統一地方選挙の後半戦で行われる予定の函館市長選挙では、現職の工藤寿樹市長が9月、4期目を目指して立候補する考えを表明。
これに対し、俳優の大泉洋さんの兄で市の保健福祉部長を務めた大泉潤氏も立候補する意向で、選挙戦となる公算が大きくなっています。
市役所出身者どうしによる函館のトップをめぐる争いは激しい戦いとなることが予想されます。

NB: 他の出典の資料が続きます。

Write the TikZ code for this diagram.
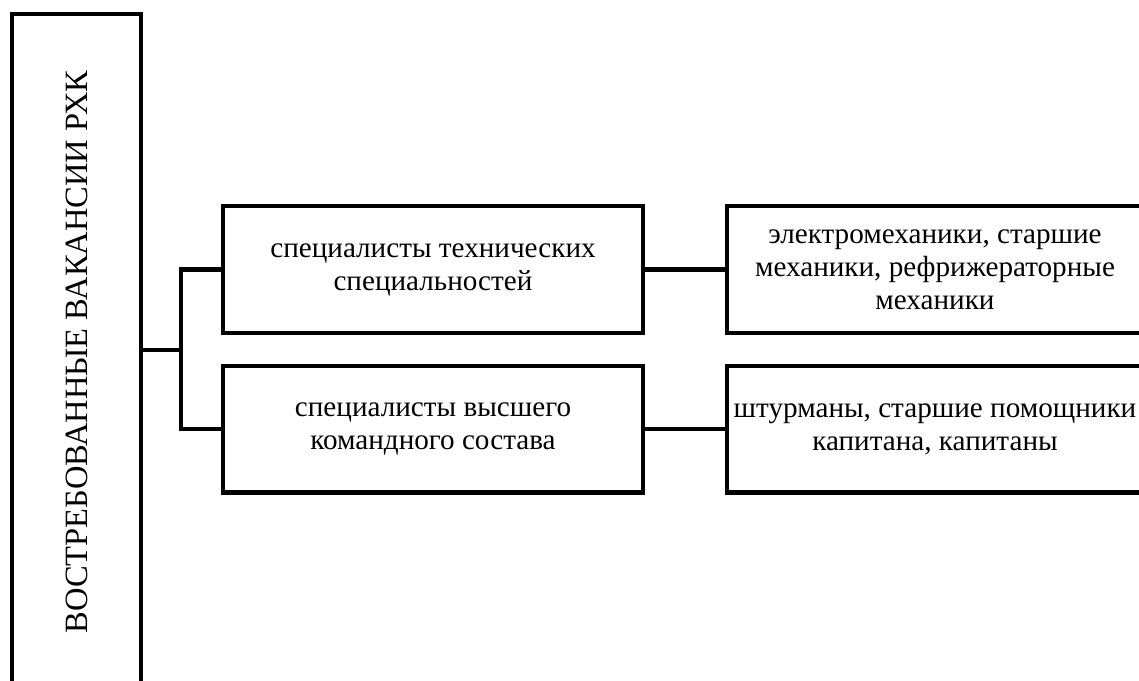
\documentclass[tikz,border=0pt]{standalone}
\usepackage{fontspec}
\setmainfont{Liberation Serif}
\usepackage{tikz}
\usetikzlibrary{positioning}

\begin{document}
\begin{tikzpicture}[x=0.02cm, y=-0.02cm, line width=2.3pt,
    box/.style={draw, minimum width=8.4cm, minimum height=2.54cm, align=center,
      font=\fontsize{16.6pt}{18.8pt}\selectfont}]
          \useasboundingbox (0,0) rectangle (1139,680);
          \clip (0,0) rectangle (1139,680);
          \node[draw, minimum width=2.58cm, minimum height=13.52cm,
                font=\fontsize{18.5pt}{21pt}\selectfont] (vac) at (76.5,352)
                {\rotatebox{90}{ВОСТРЕБОВАННЫЕ ВАКАНСИИ РХК}};
          \node[box] (tech) at (433,269.5) {специалисты технических\\специальностей};
          \node[box] (cmd) at (433,429) {специалисты высшего\\командного состава};
          \node[box, minimum width=8.32cm] (mech) at (935,269.5) {электромеханики, старшие\\механики, рефрижераторные\\механики};
          \node[box, minimum width=8.32cm] (nav) at (935,429) {штурманы, старшие помощники\\капитана, капитаны};
          \coordinate (fork) at (181,350);
          \draw (vac.east |- fork) -- (fork);
          \draw (tech.west) -| (fork) |- (cmd.west);
          \path (tech) edge (mech)
                (cmd) edge (nav);
        \end{tikzpicture}
\end{document}
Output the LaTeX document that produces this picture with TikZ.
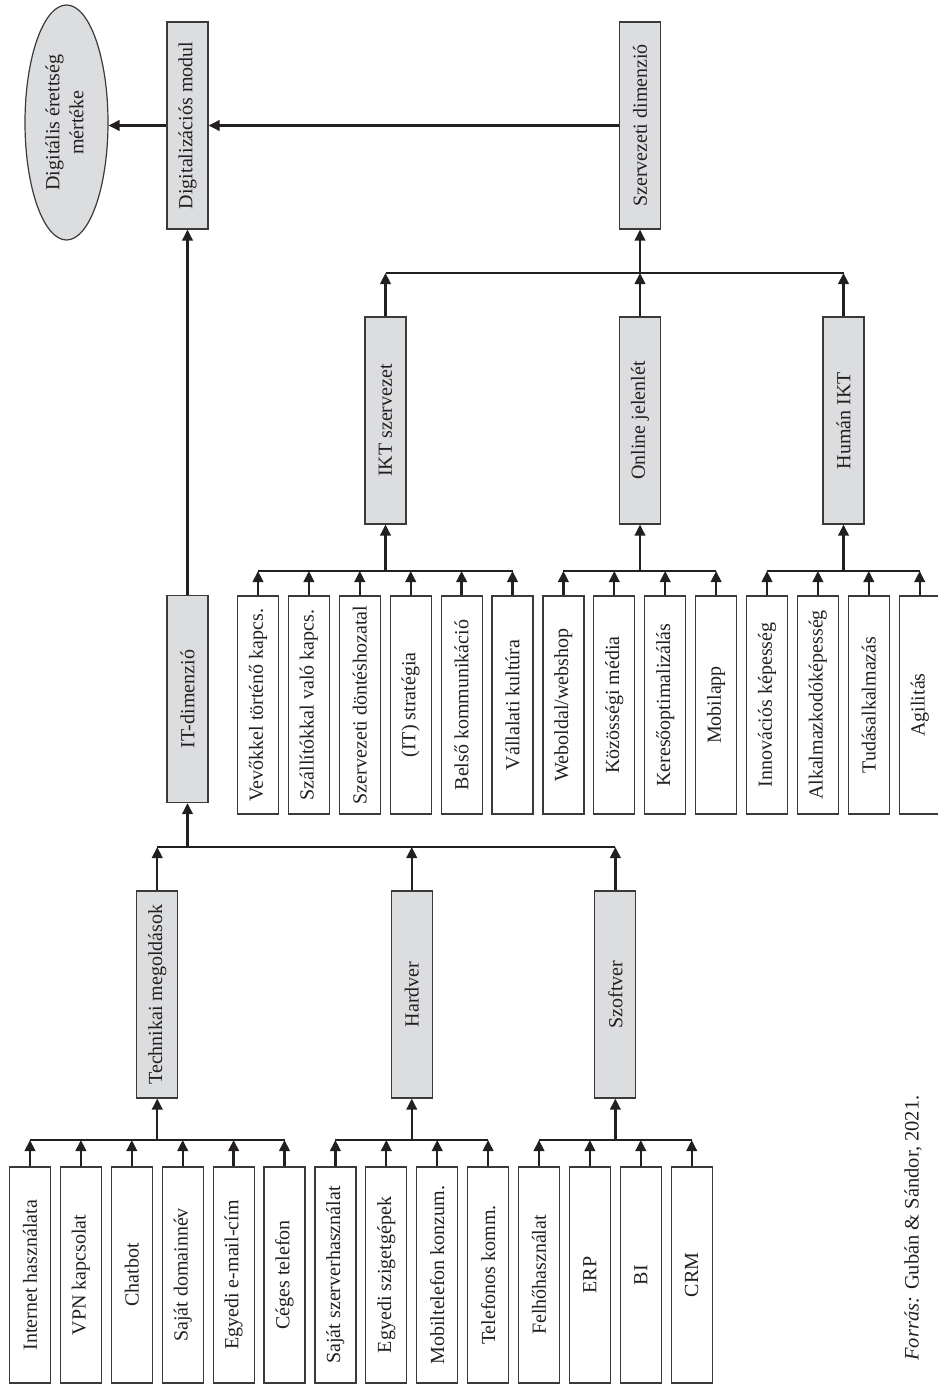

 前回(2019年)函館市長選挙の詳しい結果はこちら


道議会議員選挙 与野党の戦略は

前半戦で行われる道議会議員選挙は、計100議席をめぐって争われます。

自民党
自民党は前回、51議席を獲得し、単独過半数を確保しました。今回はベテランが引退する札幌市中央区や苫小牧市、十勝地域などのほか、定員が増えた恵庭市や空白区の北広島市にも新人を擁立し、議席増を目指します。

立憲民主党
立憲民主党は前回、選挙前から2議席増やし、24議席を獲得しました。今回の選挙では前回、議席を失った小樽市などでの失地回復を図るとともに、空白区への候補擁立も進め、勢力の拡大を目指します。

公明党
公明党は8人の候補者全員が議席を獲得。選挙前の議席を維持しました。今回も現有議席の確保に向けて擁立候補全員の当選を目指す方針です。

共産党
共産党は前回、3議席の獲得にとどまりました。会派として代表質問を行える4議席以上の獲得を目指し、擁立を進める考えです。

日本維新の会
日本維新の会は道議会議員選挙には公認候補は擁立せず、札幌市議会議員選挙などに注力する方針です。

国民民主党
国民民主党は札幌市内の選挙区に候補を擁立することで、党所属の道議会議員を誕生させたい考えです。

 前回(2019年)道議会議員選挙の詳しい結果はこちら


地方議員 “なり手不足”という課題も

一方、地方議員の“なり手不足”は深刻です。
前回、統一地方選挙の後半戦で行われた市町村議会の議員選挙では、歌志内市議会議員選挙のほか、32の町村議会の議員選挙が無投票に。このうち空知の新十津川町と沼田町、道南の厚沢部町、道北の音威子府村と幌加内町、苫前町、初山別村、中頓別町、オホーツク海側の興部町、十勝の陸別町、道東の羅臼町の11町村は、合わせて告示された町村長選挙も無投票でした。
さらに、無投票となった議員選挙のうち、胆振の厚真町、オホーツク海側の興部町、十勝の中札内村、道東の浜中町の4町村は立候補した人が定員に達しない“定員割れ”となりました。
“なり手不足”という課題をどう解決していくかも北海道の統一地方選挙を見るうえで重要なポイントとなります。

 帯広局発)地方議会議員選挙 どう向き合う“なり手不足”

この夏行われた参議院選挙に勝利したことで、岸田政権は「黄金の3年」を手にしたと言われます。
衆議院の任期満了は3年後。参議院選挙も3年後で、衆議院の解散がなければ2025年まで本格的な国政選挙が予定されていないからです。
「黄金の3年」。その間に地域で与野党が総力戦を展開することになる統一地方選挙。“春の政治決戦”をめぐる動向に注目です。